Leduc se calló. No tenía nada que contestar. En el fondo, aquélla era también su opinión. Algunos minutos más tarde se arriesgó tímidamente:
—¡Si por lo menos tuvieses una pista! En ese caso te aseguro que cambiaría de opinión, y que…
—¡No tengo ninguna pista! O, mejor dicho, tengo cuatro o cinco. Esta mañana esperaba que por lo menos dos de ellas me llevarían a algún sitio. ¡Pero me fallaron las dos!
—¿Lo ves? ¡Y además has tenido un fallo muy grave, que te ha creado un enemigo feroz! ¡Esa idea de telefonear a la mujer del doctor! ¡Sabiendo que está tan celoso que poca gente puede presumir de haberla visto! ¡Si casi no la deja salir de casa!
—¡Y, no obstante, es el amante de Françoise! ¿Por qué iba a estar celoso de una, y no de la otra?
—Eso no es cosa mía. Françoise va y viene. En cuanto a la mujer legítima… En pocas palabras, oí cómo el doctor le decía al procurador que lo que habías hecho era una impertinencia, y que tenía muchas ganas de darte una lección.
—¡Eso promete!
—¿Qué quieres decir?
—¡Que es él el que me cura la herida tres veces al día!
Y Maigret soltó una carcajada, demasiado larga y sonora para ser sincera.
Rió como alguien que se ha metido en una situación ridícula y que se obstina en seguir en ella porque no sabe cómo salir.
—¿No bajas a comer? Creí que me habías dicho que hoy había buena comida.
¡Y siguió riendo! ¡Iba a jugar una partida apasionante! Tenía que investigar por todas partes, en el bosque, en el Hospital, en la granja del Molino Nuevo, en casa del doctor, en la del procurador, y en toda una ciudad que ni siquiera había visto.
¡Pero se hallaba atado a la cama, a una ventana, y sentía deseos de gritar cada vez que hacía un gesto un poco brusco! ¡Tenían que prepararle las pipas porque no podía utilizar el brazo izquierdo, y su mujer lo aprovechaba para tenerlo a régimen!
—¿Aceptas venir a mi casa?
—Cuando todo esto acabe. Te lo prometo.
—¡Pero si ya no hay loco!
—¿Quién sabe? ¡Vete a comer! Y si te preguntan cuáles son mis intenciones, contesta que no lo sabes. ¡Y ahora, al trabajo!

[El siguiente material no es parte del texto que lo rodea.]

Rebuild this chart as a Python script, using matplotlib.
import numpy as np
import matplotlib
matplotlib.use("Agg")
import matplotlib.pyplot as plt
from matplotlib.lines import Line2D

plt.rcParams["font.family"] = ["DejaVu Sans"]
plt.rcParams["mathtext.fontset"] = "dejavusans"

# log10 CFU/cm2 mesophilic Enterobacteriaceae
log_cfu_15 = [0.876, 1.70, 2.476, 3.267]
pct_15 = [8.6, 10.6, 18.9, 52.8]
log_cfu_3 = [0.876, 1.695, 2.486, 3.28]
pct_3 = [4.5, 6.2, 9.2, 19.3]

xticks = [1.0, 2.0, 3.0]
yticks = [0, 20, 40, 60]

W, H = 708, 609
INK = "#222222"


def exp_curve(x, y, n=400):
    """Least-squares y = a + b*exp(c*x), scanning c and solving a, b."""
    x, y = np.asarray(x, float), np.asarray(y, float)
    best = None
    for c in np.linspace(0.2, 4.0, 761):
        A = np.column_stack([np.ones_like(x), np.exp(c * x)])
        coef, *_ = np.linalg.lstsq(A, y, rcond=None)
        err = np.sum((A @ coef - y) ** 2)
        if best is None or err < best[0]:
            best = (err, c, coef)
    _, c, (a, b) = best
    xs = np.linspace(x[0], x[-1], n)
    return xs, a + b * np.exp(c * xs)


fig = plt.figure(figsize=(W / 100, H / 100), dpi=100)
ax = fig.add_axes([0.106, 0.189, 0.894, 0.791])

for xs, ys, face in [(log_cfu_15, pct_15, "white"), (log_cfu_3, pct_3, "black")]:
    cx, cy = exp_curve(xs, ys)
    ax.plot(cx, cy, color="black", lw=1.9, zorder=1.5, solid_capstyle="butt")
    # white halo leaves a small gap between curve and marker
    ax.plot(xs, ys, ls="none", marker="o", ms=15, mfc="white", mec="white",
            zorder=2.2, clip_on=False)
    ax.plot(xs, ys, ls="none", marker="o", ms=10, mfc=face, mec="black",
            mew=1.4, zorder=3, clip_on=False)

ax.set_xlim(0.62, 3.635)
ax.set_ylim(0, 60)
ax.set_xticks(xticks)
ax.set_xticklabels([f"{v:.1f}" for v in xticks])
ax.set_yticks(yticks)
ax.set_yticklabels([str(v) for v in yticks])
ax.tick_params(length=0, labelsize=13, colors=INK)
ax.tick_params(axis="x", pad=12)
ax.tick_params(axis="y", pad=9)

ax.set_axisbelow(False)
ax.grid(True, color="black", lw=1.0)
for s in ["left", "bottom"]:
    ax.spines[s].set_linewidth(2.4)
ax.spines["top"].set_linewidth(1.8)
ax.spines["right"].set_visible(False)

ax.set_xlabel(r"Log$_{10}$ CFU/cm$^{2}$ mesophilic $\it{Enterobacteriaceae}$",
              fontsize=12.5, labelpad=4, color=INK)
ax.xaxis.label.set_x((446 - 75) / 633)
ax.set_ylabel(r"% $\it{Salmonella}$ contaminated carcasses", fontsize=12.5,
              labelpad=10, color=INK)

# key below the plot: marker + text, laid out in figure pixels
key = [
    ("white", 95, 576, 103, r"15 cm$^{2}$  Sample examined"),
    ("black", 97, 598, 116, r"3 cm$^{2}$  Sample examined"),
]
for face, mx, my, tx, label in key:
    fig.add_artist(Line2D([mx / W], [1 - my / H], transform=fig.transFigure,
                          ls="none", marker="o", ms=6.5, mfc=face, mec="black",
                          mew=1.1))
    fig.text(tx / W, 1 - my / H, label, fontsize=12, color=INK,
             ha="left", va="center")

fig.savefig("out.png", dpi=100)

¡Y dijo aquello como si le aguardase una tarea materialmente impresionante, como la de amasar la pasta del pan o remover toneladas de tierra!
En efecto, tenía muchas cosas por remover: un amasijo confuso, inescrutable.
Pero era en el campo inmaterial: rostros más o menos vagos volvían a su retina. El rostro gruñón y altanero del procurador, el rostro inquieto del doctor, la triste figura arrugada de su mujer, que había sido asistida en el Hospital de Argel —¿asistida de qué?—, la silueta nerviosa y demasiado decidida de Françoise… y Rosalía, que soñaba todas las noches, con gran desesperación de su novio. De hecho, ¿es que se acostaban ya juntos?… Y aquella insinuación acerca del procurador. ¡Y aquel hombre, que había saltado del tren en marcha para tirar sobre Maigret y morir! ¡Y el dueño del Hotel, que había tenido ya tres mujeres, pero que tenía un temperamento como para matar a otras veinte!
¿Por qué Françoise había…?
¿Por qué el doctor había…?
¿Por qué aquel pesado de Leduc…?
¿Por qué? ¿Por qué? ¿Por qué?
¿Y querían deshacerse de Maigret enviándolo a La Ribaudière?
Rió por última vez, con risa de hombre grueso. Y cuando su mujer regresó, un cuarto de hora más tarde, lo encontró beatíficamente dormido.